Top 5 Technology Projects in 2005

What’s new in 2005? Projects that revolve around old information systems.

According to Baseline‘s survey of 1,270 readers, most organizations this year are writing their biggest checks for projects to extend systems they’ve already deployed.

No. 1 on the list of Top 5 Projects for 2005: application integration. An average of $12.1 million is expected to go to such projects by those who deemed integration one of the “most critical” technologies at their company. For this group, the top priority isn’t rolling out a brand-new system, but connecting previously isolated systems.

Sometimes, that’s harder than starting from scratch. When the New York Board of Trade switched to a Java-based trade-processing system last year, the new setup had to incorporate live data from the old one during the migration. David Sternberg, the director of clearing technology for the commodities exchange, says his team had to build data links from—and back to—a Cobol-based application written in 1981 running on a Tandem mainframe. It was a laborious task, particularly because the application’s documentation had been lost.

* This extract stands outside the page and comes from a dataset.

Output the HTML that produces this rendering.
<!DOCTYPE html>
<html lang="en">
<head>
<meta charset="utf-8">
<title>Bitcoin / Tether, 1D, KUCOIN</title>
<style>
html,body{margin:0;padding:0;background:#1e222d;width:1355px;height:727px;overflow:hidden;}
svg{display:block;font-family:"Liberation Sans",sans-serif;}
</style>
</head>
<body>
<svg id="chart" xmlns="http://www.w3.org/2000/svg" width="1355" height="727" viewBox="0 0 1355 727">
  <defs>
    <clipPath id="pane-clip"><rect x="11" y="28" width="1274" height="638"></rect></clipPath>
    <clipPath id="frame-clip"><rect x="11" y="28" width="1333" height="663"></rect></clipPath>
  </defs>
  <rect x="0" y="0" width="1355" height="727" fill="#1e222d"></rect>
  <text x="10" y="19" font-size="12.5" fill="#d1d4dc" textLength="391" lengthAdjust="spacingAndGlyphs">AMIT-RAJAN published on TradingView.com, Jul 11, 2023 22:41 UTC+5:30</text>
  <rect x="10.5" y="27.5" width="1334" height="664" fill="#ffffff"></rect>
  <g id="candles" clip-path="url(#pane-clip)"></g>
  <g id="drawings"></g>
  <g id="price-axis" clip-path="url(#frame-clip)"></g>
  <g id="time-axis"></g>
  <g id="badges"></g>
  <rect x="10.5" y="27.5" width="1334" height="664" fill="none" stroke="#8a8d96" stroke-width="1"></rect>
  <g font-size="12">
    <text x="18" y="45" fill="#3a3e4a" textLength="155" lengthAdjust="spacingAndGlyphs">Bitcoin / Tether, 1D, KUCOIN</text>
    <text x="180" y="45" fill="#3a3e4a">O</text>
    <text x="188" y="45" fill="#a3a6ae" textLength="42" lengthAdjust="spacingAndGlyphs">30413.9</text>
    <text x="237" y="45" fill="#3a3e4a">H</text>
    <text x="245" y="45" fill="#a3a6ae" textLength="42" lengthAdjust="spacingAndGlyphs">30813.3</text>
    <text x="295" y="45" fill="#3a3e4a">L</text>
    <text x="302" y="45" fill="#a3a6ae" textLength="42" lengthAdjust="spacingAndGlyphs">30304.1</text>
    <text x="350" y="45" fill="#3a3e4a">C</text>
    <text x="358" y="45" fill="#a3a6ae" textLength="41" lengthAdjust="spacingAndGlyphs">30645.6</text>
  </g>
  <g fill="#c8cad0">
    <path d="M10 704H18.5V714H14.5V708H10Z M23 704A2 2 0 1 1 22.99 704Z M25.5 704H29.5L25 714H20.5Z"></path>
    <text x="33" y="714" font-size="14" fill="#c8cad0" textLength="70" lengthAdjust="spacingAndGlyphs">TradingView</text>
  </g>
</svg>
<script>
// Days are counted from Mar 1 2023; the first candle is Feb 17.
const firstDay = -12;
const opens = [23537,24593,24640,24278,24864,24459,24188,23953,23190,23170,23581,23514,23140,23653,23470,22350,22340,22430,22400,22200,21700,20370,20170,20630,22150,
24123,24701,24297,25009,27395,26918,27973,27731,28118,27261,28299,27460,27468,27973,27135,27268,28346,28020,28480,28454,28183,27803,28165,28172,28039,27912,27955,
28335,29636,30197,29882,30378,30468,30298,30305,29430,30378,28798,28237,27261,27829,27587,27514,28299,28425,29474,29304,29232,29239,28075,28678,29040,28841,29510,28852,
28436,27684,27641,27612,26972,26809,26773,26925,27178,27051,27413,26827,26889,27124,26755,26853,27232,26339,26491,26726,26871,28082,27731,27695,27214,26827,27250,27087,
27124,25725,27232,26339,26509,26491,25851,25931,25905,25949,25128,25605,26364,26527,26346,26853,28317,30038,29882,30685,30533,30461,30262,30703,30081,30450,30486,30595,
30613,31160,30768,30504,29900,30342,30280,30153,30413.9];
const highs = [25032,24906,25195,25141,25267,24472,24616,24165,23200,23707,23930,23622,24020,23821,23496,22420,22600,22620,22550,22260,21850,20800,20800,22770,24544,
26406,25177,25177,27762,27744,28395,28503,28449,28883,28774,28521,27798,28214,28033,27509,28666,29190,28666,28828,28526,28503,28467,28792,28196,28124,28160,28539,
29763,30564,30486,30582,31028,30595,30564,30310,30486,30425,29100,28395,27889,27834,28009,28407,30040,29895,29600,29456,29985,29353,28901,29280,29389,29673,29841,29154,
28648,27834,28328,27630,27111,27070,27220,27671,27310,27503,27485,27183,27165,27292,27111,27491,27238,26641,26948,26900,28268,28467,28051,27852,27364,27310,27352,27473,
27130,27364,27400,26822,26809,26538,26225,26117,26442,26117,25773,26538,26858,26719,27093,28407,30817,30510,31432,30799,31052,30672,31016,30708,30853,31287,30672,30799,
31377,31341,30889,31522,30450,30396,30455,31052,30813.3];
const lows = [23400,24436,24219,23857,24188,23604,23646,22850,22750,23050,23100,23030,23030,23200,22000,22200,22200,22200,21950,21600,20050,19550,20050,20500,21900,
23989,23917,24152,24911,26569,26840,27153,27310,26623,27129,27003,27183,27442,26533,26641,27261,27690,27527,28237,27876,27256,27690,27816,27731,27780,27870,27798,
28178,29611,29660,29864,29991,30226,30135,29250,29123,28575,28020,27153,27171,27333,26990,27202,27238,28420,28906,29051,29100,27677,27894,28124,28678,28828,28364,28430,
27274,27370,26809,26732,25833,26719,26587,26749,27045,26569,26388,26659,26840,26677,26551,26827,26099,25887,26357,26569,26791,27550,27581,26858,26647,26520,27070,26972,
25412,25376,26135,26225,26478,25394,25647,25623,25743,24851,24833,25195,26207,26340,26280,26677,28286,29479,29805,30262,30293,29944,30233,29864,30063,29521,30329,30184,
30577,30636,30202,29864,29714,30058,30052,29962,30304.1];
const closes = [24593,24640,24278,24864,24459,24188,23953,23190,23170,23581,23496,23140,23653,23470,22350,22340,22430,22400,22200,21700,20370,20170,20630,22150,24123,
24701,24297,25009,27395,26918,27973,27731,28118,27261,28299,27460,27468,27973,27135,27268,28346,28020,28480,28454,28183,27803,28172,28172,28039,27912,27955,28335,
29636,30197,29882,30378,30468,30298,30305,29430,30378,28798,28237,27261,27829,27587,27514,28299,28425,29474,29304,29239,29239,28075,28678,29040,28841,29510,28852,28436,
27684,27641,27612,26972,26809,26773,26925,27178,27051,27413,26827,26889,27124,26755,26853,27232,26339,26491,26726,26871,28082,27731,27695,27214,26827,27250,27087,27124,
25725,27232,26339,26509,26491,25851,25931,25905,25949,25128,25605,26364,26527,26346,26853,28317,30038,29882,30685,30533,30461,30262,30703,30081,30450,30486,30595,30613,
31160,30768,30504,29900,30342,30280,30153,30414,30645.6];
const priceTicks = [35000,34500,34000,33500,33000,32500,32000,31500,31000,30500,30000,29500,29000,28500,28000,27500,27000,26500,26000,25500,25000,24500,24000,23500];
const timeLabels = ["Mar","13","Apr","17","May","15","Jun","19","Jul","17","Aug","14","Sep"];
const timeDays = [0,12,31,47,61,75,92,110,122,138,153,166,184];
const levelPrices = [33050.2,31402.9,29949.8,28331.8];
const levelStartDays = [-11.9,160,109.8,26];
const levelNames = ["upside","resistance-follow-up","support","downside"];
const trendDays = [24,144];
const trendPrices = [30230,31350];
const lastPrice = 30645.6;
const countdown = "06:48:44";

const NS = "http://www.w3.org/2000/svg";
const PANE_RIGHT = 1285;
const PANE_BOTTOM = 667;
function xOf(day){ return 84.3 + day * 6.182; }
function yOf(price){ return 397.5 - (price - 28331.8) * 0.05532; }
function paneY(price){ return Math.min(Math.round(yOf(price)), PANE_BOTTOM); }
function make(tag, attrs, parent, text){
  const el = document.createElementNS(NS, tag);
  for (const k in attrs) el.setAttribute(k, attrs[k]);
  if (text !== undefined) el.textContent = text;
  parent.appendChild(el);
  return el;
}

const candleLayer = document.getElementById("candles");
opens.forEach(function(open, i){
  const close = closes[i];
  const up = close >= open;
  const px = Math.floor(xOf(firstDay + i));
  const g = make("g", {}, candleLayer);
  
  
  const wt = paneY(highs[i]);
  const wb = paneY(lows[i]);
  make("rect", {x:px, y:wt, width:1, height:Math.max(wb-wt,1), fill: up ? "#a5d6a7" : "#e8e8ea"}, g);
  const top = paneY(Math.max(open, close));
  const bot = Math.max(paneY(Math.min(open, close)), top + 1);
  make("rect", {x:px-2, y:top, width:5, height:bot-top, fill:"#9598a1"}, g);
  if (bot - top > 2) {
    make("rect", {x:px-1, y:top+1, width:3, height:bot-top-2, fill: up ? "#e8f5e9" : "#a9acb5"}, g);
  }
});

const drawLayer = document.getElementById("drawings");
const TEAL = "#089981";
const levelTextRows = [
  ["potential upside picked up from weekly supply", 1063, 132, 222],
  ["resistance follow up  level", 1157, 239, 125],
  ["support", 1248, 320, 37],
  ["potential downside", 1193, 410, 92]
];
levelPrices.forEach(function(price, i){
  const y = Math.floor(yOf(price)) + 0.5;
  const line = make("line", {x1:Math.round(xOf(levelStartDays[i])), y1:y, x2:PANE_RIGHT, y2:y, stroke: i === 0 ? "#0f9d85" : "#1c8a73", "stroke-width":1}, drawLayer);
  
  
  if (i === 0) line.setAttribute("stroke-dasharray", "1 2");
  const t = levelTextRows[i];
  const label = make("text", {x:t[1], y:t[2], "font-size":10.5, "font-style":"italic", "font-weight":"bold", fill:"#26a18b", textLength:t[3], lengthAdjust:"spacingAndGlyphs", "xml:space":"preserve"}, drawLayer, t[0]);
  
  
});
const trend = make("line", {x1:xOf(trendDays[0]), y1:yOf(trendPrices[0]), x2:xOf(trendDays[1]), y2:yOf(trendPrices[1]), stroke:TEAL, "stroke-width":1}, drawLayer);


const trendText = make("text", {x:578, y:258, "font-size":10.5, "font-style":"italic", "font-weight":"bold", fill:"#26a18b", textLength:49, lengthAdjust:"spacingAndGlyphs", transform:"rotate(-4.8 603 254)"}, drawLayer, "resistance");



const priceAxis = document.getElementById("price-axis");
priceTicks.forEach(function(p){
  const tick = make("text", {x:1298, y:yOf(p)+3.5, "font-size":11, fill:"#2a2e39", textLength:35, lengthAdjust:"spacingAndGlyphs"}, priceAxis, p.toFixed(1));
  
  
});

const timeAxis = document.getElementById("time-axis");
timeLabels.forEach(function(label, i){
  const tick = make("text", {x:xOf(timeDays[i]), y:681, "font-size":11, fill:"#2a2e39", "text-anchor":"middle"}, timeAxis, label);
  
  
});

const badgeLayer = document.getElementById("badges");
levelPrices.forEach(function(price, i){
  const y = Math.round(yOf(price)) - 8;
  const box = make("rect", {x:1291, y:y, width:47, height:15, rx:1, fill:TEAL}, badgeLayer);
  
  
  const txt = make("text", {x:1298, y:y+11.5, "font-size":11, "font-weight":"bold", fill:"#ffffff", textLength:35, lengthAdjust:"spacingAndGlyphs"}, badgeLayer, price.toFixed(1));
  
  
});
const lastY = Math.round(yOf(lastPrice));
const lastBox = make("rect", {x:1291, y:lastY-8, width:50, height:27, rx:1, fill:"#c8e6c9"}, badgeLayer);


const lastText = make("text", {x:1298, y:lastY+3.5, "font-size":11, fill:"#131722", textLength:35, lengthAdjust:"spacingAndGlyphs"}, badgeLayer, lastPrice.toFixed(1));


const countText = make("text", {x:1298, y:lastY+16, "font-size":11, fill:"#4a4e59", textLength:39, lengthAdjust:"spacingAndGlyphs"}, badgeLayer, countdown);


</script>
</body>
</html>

“It was torture,” Sternberg says of the project. “The challenge wasn’t just rebuilding the airplane in the air. We also didn’t have the runways for getting the new one off the ground.”

The other Top 5 Projects also look to the future with an eye on the past. In second place is business analytics (average spending: $11.1 million), software that finds new patterns in existing sets of data. Enterprise portals, at No. 3 ($6.8 million), are designed to present data in easily accessible and customizable Web sites for employees or customers.

Companies planning projects in category No. 4, customer relationship management ($6.6 million), say they’re primarily building new ways to distribute and analyze customer information they already have. Rounding out the survey’s Top 5, at $6.3 million, is intrusion detection and prevention: systems designed to protect networks from new strains of fast-moving attacks.

Respondents expect to dole out an average of $70 million on information technologies in 2005. But it’s often a fight to win funding for new, large-scale projects. Proposals to augment existing systems are an easier sell.

“Any I.T. leader will tell you that you don’t want to go to the well for capital dollars,” says Kevin Brown, manager of information systems at Daisy Brand, a Dallas producer of sour cream.